Corridas por fora e descontos acertados direto com clientes
Um condutor de 35 anos, morador da Capital, há um ano e meio no aplicativo, admite que aceita fazer corridas por fora da plataforma. Para isso, chegou a divulgar o número em redes sociais. O valor é acertado com base no que seria cobrado pelo app. Como não precisa arcar com o desconto da plataforma, oferece descontos de 10% ou 20%.
– Sei que tem mais risco. Tento ver quem é o cliente. Alguns já conheço. Tenho valores acertados. Mas a verdade é que a gente não pensa muito na hora. Só lembra que tem de voltar para casa e pagar as contas.
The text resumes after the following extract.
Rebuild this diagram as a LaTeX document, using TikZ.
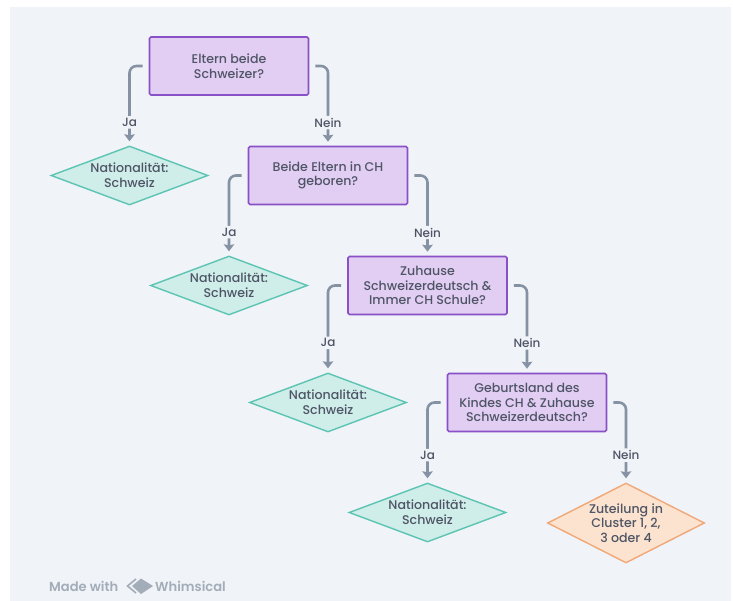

Outro motorista de aplicativo conta que se recusa a aceitar corridas por fora, por saber do risco:
– Para mim, é aí que as mortes acontecem, com os conhecidos, porque não querem ser identificados. Os caras fazem uma, duas vezes corrida para o passageiro, por fora. E não acontece nada. Aí pegam confiança. Na terceira, ele te assalta.
Detalhe GZH
Isabel Lazzarin Gonsalves, 29 anos, moradora de Gravataí, foi encontrada morta dentro do carro em Mostardas, na Região Sul, no dia 2 de julho. Na quarta-feira passada, Tiago Farias Lima, 33, foi morto a tiros em Alvorada. A Uber informou que ele estava bloqueado pela plataforma. Os dois casos não estão contabilizados nesta estatística.